◆ EXERCISE DETAILS
Reproduce the data below in full and exclude every picture.

— begin —

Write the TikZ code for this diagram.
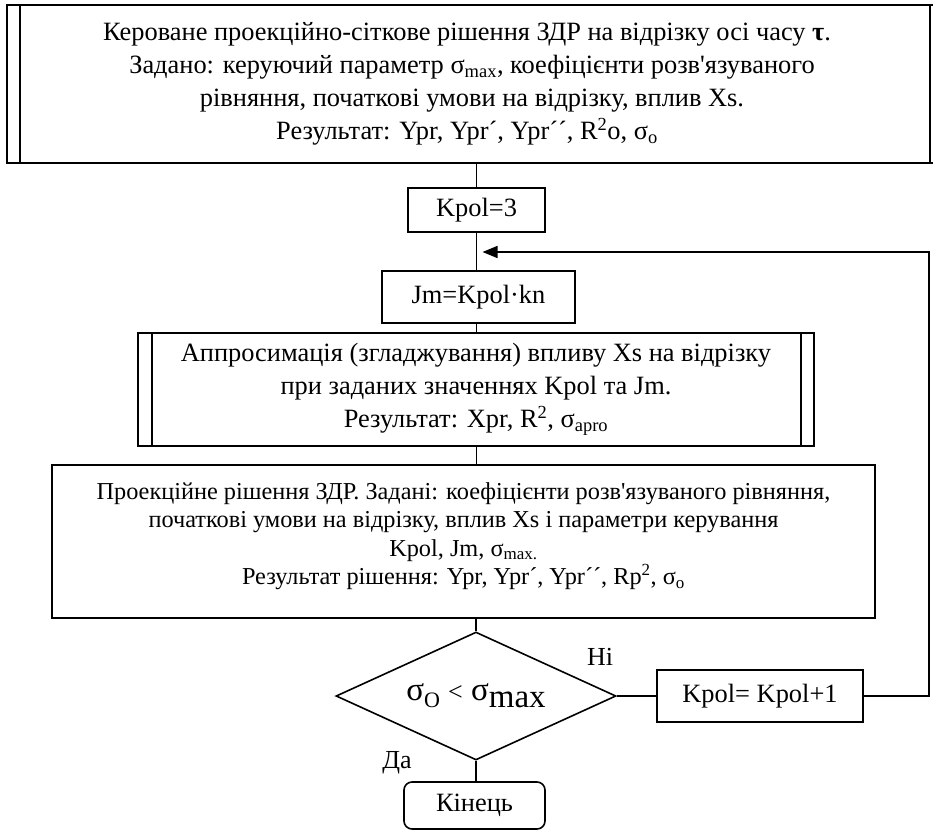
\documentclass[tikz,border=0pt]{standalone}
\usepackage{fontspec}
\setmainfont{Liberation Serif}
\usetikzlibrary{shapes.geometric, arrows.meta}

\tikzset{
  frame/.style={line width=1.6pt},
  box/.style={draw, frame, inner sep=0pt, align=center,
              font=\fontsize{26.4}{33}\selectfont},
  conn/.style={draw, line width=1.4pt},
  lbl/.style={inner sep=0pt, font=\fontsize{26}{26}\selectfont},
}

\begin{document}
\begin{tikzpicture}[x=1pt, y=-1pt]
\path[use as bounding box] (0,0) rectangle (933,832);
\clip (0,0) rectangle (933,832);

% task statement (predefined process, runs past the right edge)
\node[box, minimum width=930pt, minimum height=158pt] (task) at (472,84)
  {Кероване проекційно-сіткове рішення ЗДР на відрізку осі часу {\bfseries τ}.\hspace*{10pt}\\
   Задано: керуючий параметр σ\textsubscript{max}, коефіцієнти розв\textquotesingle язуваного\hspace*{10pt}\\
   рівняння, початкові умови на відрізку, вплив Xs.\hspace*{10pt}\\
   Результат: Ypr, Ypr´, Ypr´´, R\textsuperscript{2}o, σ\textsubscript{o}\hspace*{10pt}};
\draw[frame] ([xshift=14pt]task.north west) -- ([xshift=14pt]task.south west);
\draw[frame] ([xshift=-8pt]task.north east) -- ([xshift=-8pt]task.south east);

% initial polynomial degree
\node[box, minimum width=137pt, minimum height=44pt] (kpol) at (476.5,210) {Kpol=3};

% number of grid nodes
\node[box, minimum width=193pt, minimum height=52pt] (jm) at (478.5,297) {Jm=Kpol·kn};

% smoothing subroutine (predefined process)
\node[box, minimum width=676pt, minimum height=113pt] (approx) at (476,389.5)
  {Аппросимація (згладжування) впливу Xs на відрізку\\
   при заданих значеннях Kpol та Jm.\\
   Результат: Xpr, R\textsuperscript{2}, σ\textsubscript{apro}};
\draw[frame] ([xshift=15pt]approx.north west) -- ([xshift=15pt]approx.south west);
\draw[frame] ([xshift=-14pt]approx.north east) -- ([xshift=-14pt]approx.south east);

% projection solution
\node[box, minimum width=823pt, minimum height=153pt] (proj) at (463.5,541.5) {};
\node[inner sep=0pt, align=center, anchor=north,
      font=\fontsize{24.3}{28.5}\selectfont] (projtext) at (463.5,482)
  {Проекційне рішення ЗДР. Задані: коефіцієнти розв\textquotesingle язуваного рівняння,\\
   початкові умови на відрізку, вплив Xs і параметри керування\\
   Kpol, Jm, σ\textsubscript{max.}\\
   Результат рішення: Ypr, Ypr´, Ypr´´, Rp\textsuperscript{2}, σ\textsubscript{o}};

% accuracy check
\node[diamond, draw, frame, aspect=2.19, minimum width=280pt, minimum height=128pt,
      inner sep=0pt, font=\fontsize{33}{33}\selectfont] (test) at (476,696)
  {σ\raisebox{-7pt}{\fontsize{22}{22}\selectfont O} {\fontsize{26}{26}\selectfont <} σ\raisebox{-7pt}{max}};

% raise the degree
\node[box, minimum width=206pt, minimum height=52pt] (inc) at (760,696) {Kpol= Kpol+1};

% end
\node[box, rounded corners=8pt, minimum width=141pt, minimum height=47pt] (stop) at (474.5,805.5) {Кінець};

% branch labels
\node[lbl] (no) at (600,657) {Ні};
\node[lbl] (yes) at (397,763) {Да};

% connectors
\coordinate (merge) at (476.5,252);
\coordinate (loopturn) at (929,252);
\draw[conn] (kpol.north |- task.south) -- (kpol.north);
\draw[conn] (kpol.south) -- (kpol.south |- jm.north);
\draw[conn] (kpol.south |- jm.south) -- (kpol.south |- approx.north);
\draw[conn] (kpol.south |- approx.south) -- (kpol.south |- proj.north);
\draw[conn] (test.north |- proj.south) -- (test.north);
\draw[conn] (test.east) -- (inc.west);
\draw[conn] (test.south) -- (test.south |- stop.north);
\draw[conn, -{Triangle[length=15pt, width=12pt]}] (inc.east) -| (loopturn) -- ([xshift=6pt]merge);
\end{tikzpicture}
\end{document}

— end —

◆ PROBLEM SOLUTION
Write the TikZ code for this diagram.
\documentclass[tikz,border=0pt]{standalone}
\usepackage{fontspec}
\setmainfont{Liberation Serif}
\usetikzlibrary{shapes.geometric, arrows.meta}

\tikzset{
  frame/.style={line width=1.6pt},
  box/.style={draw, frame, inner sep=0pt, align=center,
              font=\fontsize{26.4}{33}\selectfont},
  conn/.style={draw, line width=1.4pt},
  lbl/.style={inner sep=0pt, font=\fontsize{26}{26}\selectfont},
}

\begin{document}
\begin{tikzpicture}[x=1pt, y=-1pt]
\path[use as bounding box] (0,0) rectangle (933,832);
\clip (0,0) rectangle (933,832);

% task statement (predefined process, runs past the right edge)
\node[box, minimum width=930pt, minimum height=158pt] (task) at (472,84)
  {Кероване проекційно-сіткове рішення ЗДР на відрізку осі часу {\bfseries τ}.\hspace*{10pt}\\
   Задано: керуючий параметр σ\textsubscript{max}, коефіцієнти розв\textquotesingle язуваного\hspace*{10pt}\\
   рівняння, початкові умови на відрізку, вплив Xs.\hspace*{10pt}\\
   Результат: Ypr, Ypr´, Ypr´´, R\textsuperscript{2}o, σ\textsubscript{o}\hspace*{10pt}};
\draw[frame] ([xshift=14pt]task.north west) -- ([xshift=14pt]task.south west);
\draw[frame] ([xshift=-8pt]task.north east) -- ([xshift=-8pt]task.south east);

% initial polynomial degree
\node[box, minimum width=137pt, minimum height=44pt] (kpol) at (476.5,210) {Kpol=3};

% number of grid nodes
\node[box, minimum width=193pt, minimum height=52pt] (jm) at (478.5,297) {Jm=Kpol·kn};

% smoothing subroutine (predefined process)
\node[box, minimum width=676pt, minimum height=113pt] (approx) at (476,389.5)
  {Аппросимація (згладжування) впливу Xs на відрізку\\
   при заданих значеннях Kpol та Jm.\\
   Результат: Xpr, R\textsuperscript{2}, σ\textsubscript{apro}};
\draw[frame] ([xshift=15pt]approx.north west) -- ([xshift=15pt]approx.south west);
\draw[frame] ([xshift=-14pt]approx.north east) -- ([xshift=-14pt]approx.south east);

% projection solution
\node[box, minimum width=823pt, minimum height=153pt] (proj) at (463.5,541.5) {};
\node[inner sep=0pt, align=center, anchor=north,
      font=\fontsize{24.3}{28.5}\selectfont] (projtext) at (463.5,482)
  {Проекційне рішення ЗДР. Задані: коефіцієнти розв\textquotesingle язуваного рівняння,\\
   початкові умови на відрізку, вплив Xs і параметри керування\\
   Kpol, Jm, σ\textsubscript{max.}\\
   Результат рішення: Ypr, Ypr´, Ypr´´, Rp\textsuperscript{2}, σ\textsubscript{o}};

% accuracy check
\node[diamond, draw, frame, aspect=2.19, minimum width=280pt, minimum height=128pt,
      inner sep=0pt, font=\fontsize{33}{33}\selectfont] (test) at (476,696)
  {σ\raisebox{-7pt}{\fontsize{22}{22}\selectfont O} {\fontsize{26}{26}\selectfont <} σ\raisebox{-7pt}{max}};

% raise the degree
\node[box, minimum width=206pt, minimum height=52pt] (inc) at (760,696) {Kpol= Kpol+1};

% end
\node[box, rounded corners=8pt, minimum width=141pt, minimum height=47pt] (stop) at (474.5,805.5) {Кінець};

% branch labels
\node[lbl] (no) at (600,657) {Ні};
\node[lbl] (yes) at (397,763) {Да};

% connectors
\coordinate (merge) at (476.5,252);
\coordinate (loopturn) at (929,252);
\draw[conn] (kpol.north |- task.south) -- (kpol.north);
\draw[conn] (kpol.south) -- (kpol.south |- jm.north);
\draw[conn] (kpol.south |- jm.south) -- (kpol.south |- approx.north);
\draw[conn] (kpol.south |- approx.south) -- (kpol.south |- proj.north);
\draw[conn] (test.north |- proj.south) -- (test.north);
\draw[conn] (test.east) -- (inc.west);
\draw[conn] (test.south) -- (test.south |- stop.north);
\draw[conn, -{Triangle[length=15pt, width=12pt]}] (inc.east) -| (loopturn) -- ([xshift=6pt]merge);
\end{tikzpicture}
\end{document}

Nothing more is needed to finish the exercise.